Тем не менее Шукшину ставят отлично. В декабре 1960 года он получает диплом кинорежиссера!
Из пятнадцати оценок у него девять хорошо, четыре отлично и только две удовлетворительно. Один трояк — за диалектический и исторический материализм, другой — за основы марксистско-ленинской эстетики. Забавно, если помнить, что он коммунист и секретарь комсомольского бюро.
Он окончил ВГИК — это радость, но его распределили в Свердловск — это удар. В феврале 1961-го Шукшин отправляет письмо генеральному директору «Мосфильма» (и одновременно — заместителю министра культуры СССР) Владимиру Николаевичу Сурину с просьбой помочь с распределением. Подтекст понятен — Шукшин хочет остаться в Москве. Во фразе «Я благодарен за то, что мне была предоставлена возможность сделать диплом на "Мосфильме"» очевиден намек. Его оставляют на «Мосфильме» все тем же ассистентом режиссера третьей категории, то есть почти никем, на птичьих правах.

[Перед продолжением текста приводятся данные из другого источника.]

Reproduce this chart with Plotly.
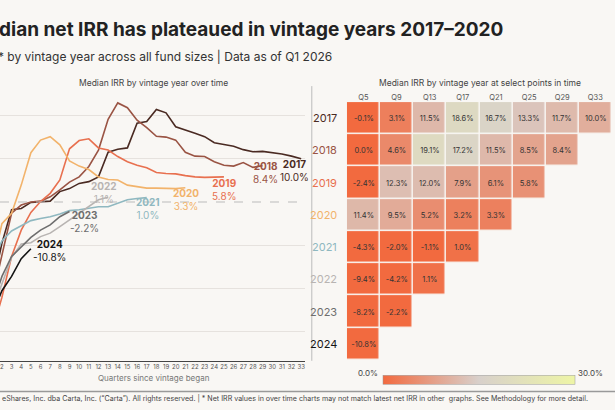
import plotly.graph_objects as go

vintages = ["2017", "2018", "2019", "2020", "2021", "2022", "2023", "2024"]
colors = ["#4a2a22", "#9a5444", "#e8704f", "#f2b36b", "#8fb8c0", "#b8b4b2", "#6e6e6e", "#151515"]
irr_2017 = [-20, -9.5, -1.8, -1.5, -0.1, 0.1, 0.2, 2.4, 3.1, 4.3, 4.7, 5.8, 11.5, 12.2, 12.5, 18.2, 18.6, 21.4, 20.6, 17.4, 16.7, 15.9, 15.1, 13.7, 13.3, 12.9, 12.1, 11.6, 11.7, 11.4, 11.1, 10.6, 10.0]
irr_2018 = [-22, -12.6, -2.6, -0.7, 0.0, 0.2, 1.2, 2.8, 4.6, 5.8, 8.2, 12.0, 19.1, 22.9, 21.8, 18.9, 17.2, 15.2, 15.0, 14.3, 11.5, 10.6, 10.5, 9.3, 8.5, 8.3, 9.1, 8.0, 8.4]
irr_2019 = [-30, -22, -12.6, -6.5, -2.4, 0.1, 2.0, 5.1, 12.3, 14.2, 14.6, 12.5, 12.0, 10.5, 9.3, 8.5, 7.9, 6.8, 6.6, 6.5, 6.1, 5.8, 5.7, 5.7, 5.8]
irr_2020 = [-15, -5, -2.6, 3.9, 11.4, 14.3, 15.1, 13.2, 9.5, 8.3, 7.5, 5.8, 5.2, 5.1, 3.9, 3.5, 3.2, 3.2, 3.1, 3.1, 3.3]
irr_2021 = [-14, -9.0, -6.7, -5.5, -4.3, -3.8, -3.4, -2.8, -2.0, -1.8, -1.5, -1.1, -1.1, -0.3, 0.5, 0.8, 1.0]
irr_2022 = [-25, -18.9, -12.8, -9.7, -9.4, -8.0, -7.2, -5.7, -4.2, -2.6, -1.1, 0.5, 1.1]
irr_2023 = [-24, -17.2, -12.6, -10.3, -8.2, -6.5, -5.3, -3.4, -2.2]
irr_2024 = [-26, -20.5, -17.2, -13.1, -10.8]
series = [irr_2017, irr_2018, irr_2019, irr_2020, irr_2021, irr_2022, irr_2023, irr_2024]
label_x = [32.3, 29.3, 25.1, 21.1, 17.1, 12.6, 10.6, 6.9]
label_y = [7.2, 6.9, 2.8, 0.5, -1.6, 2.3, -4.4, -11.3]

cols = ["Q5", "Q9", "Q13", "Q17", "Q21", "Q25", "Q29", "Q33"]
heat = [
    [-0.1, 3.1, 11.5, 18.6, 16.7, 13.3, 11.7, 10.0],
    [0.0, 4.6, 19.1, 17.2, 11.5, 8.5, 8.4, None],
    [-2.4, 12.3, 12.0, 7.9, 6.1, 5.8, None, None],
    [11.4, 9.5, 5.2, 3.2, 3.3, None, None, None],
    [-4.3, -2.0, -1.1, 1.0, None, None, None, None],
    [-9.4, -4.2, 1.1, None, None, None, None, None],
    [-8.2, -2.2, None, None, None, None, None, None],
    [-10.8, None, None, None, None, None, None, None],
]

bg = "#f9f7f4"
F = "Inter"
fig = go.Figure()
for v, c, s in zip(vintages, colors, series):
    fig.add_trace(go.Scatter(x=list(range(1, len(s) + 1)), y=s, mode="lines",
                             line=dict(color=c, width=1.6), showlegend=False, hoverinfo="skip"))
ann = []
for v, c, s, lx, ly in zip(vintages, colors, series, label_x, label_y):
    ann.append(dict(x=lx, y=ly, xref="x", yref="y", showarrow=False, xanchor="center",
                    text=f"<b>{v}</b><br>{s[-1]:.1f}%", font=dict(family=F, size=10, color=c),
                    align="center"))

xi = list(range(len(cols)))
yi = list(range(len(vintages)))
text = [["" if z is None else f"{z:.1f}%" for z in r] for r in heat]
fig.add_trace(go.Heatmap(z=heat, x=xi, y=yi, text=text, texttemplate="%{text}",
                         textfont=dict(family=F, size=7.5, color="#333"),
                         xaxis="x2", yaxis="y2", zmin=0, zmax=30, xgap=1.5, ygap=1.5,
                         colorscale=[[0, "#f26a3f"], [0.5, "#d8d0cb"], [1, "#eef5a6"]],
                         hoverinfo="skip",
                         colorbar=dict(orientation="h", x=0.607, xanchor="left", len=0.345,
                                       lenmode="fraction", y=0.072, yanchor="middle", thickness=9,
                                       showticklabels=False, outlinewidth=0.5, outlinecolor="#999")))
for i, (v, c) in enumerate(zip(vintages, colors)):
    ann.append(dict(x=-0.03, y=i, xref="x2 domain", yref="y2", xanchor="right", showarrow=False,
                    text=v, font=dict(family=F, size=11, color=c)))
ann += [
    dict(x=0.618, y=0.072, xref="paper", yref="paper", xanchor="right", showarrow=False,
         text="0.0%", font=dict(family=F, size=8, color="#444")),
    dict(x=0.937, y=0.072, xref="paper", yref="paper", xanchor="left", showarrow=False,
         text="30.0%", font=dict(family=F, size=8, color="#444")),
    dict(x=0.25, y=0.815, xref="paper", yref="paper", showarrow=False, xanchor="center",
         text="Median IRR by vintage year over time", font=dict(family=F, size=8.5, color="#444")),
    dict(x=0.78, y=0.815, xref="paper", yref="paper", showarrow=False, xanchor="center",
         text="Median IRR by vintage year at select points in time", font=dict(family=F, size=8.5, color="#444")),
    dict(x=0.25, y=0.062, xref="paper", yref="paper", showarrow=False, xanchor="center",
         text="Quarters since vintage began", font=dict(family=F, size=8, color="#777")),
    dict(x=-0.052, y=0.96, xref="paper", yref="paper", xanchor="left", showarrow=False,
         text="<b>Median net IRR has plateaued in vintage years 2017–2020</b>",
         font=dict(family=F, size=19, color="#222")),
    dict(x=-0.11, y=0.885, xref="paper", yref="paper", xanchor="left", showarrow=False,
         text="Median IRR* by vintage year across all fund sizes | Data as of Q1 2026",
         font=dict(family=F, size=12, color="#333")),
    dict(x=-0.045, y=0.013, xref="paper", yref="paper", xanchor="left", showarrow=False,
         text="© 2026 eShares, Inc. dba Carta, Inc. (“Carta”). All rights reserved. | * Net IRR values in over time charts may not match latest net IRR in other  graphs. See Methodology for more detail.",
         font=dict(family=F, size=7.1, color="#444")),
]
shapes = [
    dict(type="line", xref="paper", yref="paper", x0=0.507, x1=0.507, y0=0.12, y1=0.79,
         line=dict(color="#bbb", width=1)),
    dict(type="line", xref="paper", yref="paper", x0=0, x1=1, y0=0.045, y1=0.045,
         line=dict(color="#999", width=1.5)),
    dict(type="line", xref="x domain", yref="y", x0=0, x1=1, y0=0, y1=0,
         line=dict(color="#bbb", width=1, dash="dash")),
]
fig.update_layout(
    width=615, height=410, margin=dict(l=0, r=0, t=0, b=0, autoexpand=False),
    paper_bgcolor=bg, plot_bgcolor=bg, annotations=ann, shapes=shapes,
    xaxis=dict(domain=[0, 0.496], range=[1.8, 33.4], tickmode="linear", tick0=1, dtick=1,
               tickangle=0, showgrid=False, zeroline=False, showline=True, linecolor="#444",
               automargin=False, tickfont=dict(family=F, size=6, color="#555")),
    yaxis=dict(domain=[0.12, 0.768], range=[-36.7, 24.7], tickvals=[-30, -20, -10, 10, 20],
               showticklabels=False, gridcolor="#e6e2de", zeroline=False, automargin=False),
    xaxis2=dict(domain=[0.564, 0.995], anchor="y2", side="top", showgrid=False, zeroline=False,
                range=[-0.5, 7.5], tickvals=xi, ticktext=cols, automargin=False,
                tickfont=dict(family=F, size=7.5, color="#555"), ticks=""),
    yaxis2=dict(domain=[0.122, 0.751], anchor="x2", range=[7.5, -0.5], showticklabels=False,
                showgrid=False, zeroline=False, automargin=False),
)
fig.write_html("out.html", config={"displayModeBar": False},
               post_script="document.body.style.margin='0';document.body.style.background='#f9f7f4';")
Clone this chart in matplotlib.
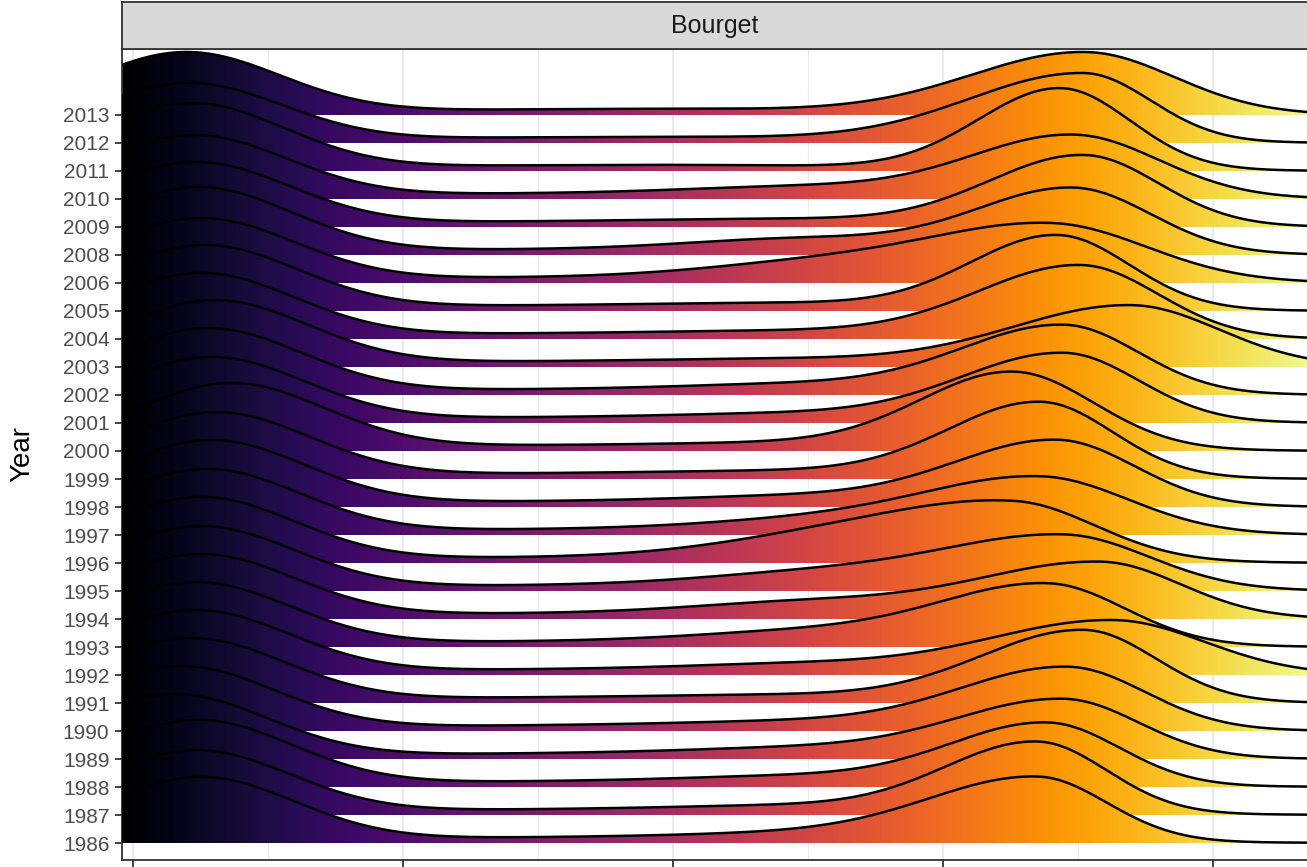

В мае он пишет заявление с просьбой принять его в Творческое объединение писателей и киноработников киностудии «Мосфильм», «так как меня привлекает возможность работы над сценариями, посвященными нашей современности» [Шукшин 2009: 8, 305]. Коллектив объединения был «за», но требовалось согласие других инстанций. Директор киностудии Сурин обращается с письмом в Министерство культуры СССР: «Постановка художественного фильма в режиссуре т. Шукшина представляла бы интерес как для объединения, так и для начинающего молодого режиссера». Сурин заверяет министерство, что студия уже готовит для Шукшина сценарий «на актуальную современную тему о коллективе рыболовов Байкала, борющихся за звание бригады коммунистического труда». Еще одно письмо к министру культуры СССР Николаю Данилову было направлено в июле (за подписями Сергея Бондарчука, Ефима Дзигана и других), в нем тоже упоминается сценарий о рыболовах Байкала. Интересно, был ли он на самом деле или его выдумали?
Бригада коммунистического труда на Байкале так и не дождалась своего сценариста — министерство не дало добро на вступление Шукшина в творческое объединение «Мосфильма». Причина — отсутствие прописки. Жилья тоже нет. Василий продолжает скитаться по друзьям. Когда при деньгах, снимает квартиру или комнату.
О Шукшине-квартиранте есть рассказ Юрия Валентиновича Григорьева (у Юрия и Ренты Григорьевых Шукшин жил летом и осенью 1962 года): «Когда приходил в дом, непременно, по сибирской привычке, снимал ботинки и в носках ходил по квартире, что меня всегда поражало, потому что мы, москвичи, никогда не разуваемся. А он вот так, в носочках, потихонечку... У нас была двухкомнатная квартира, и одну комнату мы отдали Васе» [Каплина, Брюхов: 61].